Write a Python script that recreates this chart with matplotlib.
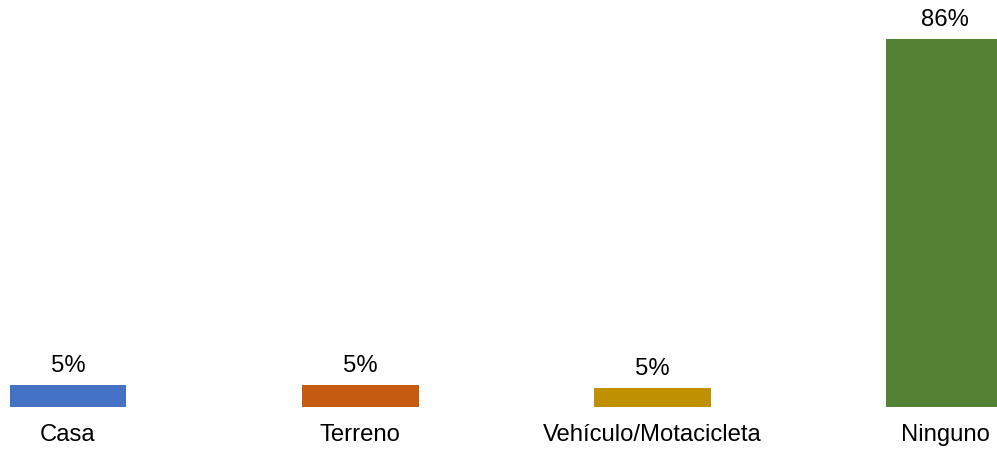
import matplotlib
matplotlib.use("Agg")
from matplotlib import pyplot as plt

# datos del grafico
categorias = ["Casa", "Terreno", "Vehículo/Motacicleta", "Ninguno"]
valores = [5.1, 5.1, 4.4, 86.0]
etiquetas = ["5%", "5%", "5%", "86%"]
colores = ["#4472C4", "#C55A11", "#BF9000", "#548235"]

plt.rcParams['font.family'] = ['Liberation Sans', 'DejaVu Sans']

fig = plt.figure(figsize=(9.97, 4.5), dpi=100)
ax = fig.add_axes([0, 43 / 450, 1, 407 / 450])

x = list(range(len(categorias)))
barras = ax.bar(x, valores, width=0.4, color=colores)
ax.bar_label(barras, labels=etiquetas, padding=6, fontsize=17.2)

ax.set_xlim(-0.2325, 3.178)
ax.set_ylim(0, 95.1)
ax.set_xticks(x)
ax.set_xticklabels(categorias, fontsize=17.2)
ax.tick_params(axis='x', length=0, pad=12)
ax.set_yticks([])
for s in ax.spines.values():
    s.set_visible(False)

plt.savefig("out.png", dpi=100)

********

**Given problem**
Transcribe the material exactly, and leave out whatever pictures it holds.

**Result of this task**
Write a Python script that recreates this chart with matplotlib.
import matplotlib
matplotlib.use("Agg")
from matplotlib import pyplot as plt

# datos del grafico
categorias = ["Casa", "Terreno", "Vehículo/Motacicleta", "Ninguno"]
valores = [5.1, 5.1, 4.4, 86.0]
etiquetas = ["5%", "5%", "5%", "86%"]
colores = ["#4472C4", "#C55A11", "#BF9000", "#548235"]

plt.rcParams['font.family'] = ['Liberation Sans', 'DejaVu Sans']

fig = plt.figure(figsize=(9.97, 4.5), dpi=100)
ax = fig.add_axes([0, 43 / 450, 1, 407 / 450])

x = list(range(len(categorias)))
barras = ax.bar(x, valores, width=0.4, color=colores)
ax.bar_label(barras, labels=etiquetas, padding=6, fontsize=17.2)

ax.set_xlim(-0.2325, 3.178)
ax.set_ylim(0, 95.1)
ax.set_xticks(x)
ax.set_xticklabels(categorias, fontsize=17.2)
ax.tick_params(axis='x', length=0, pad=12)
ax.set_yticks([])
for s in ax.spines.values():
    s.set_visible(False)

plt.savefig("out.png", dpi=100)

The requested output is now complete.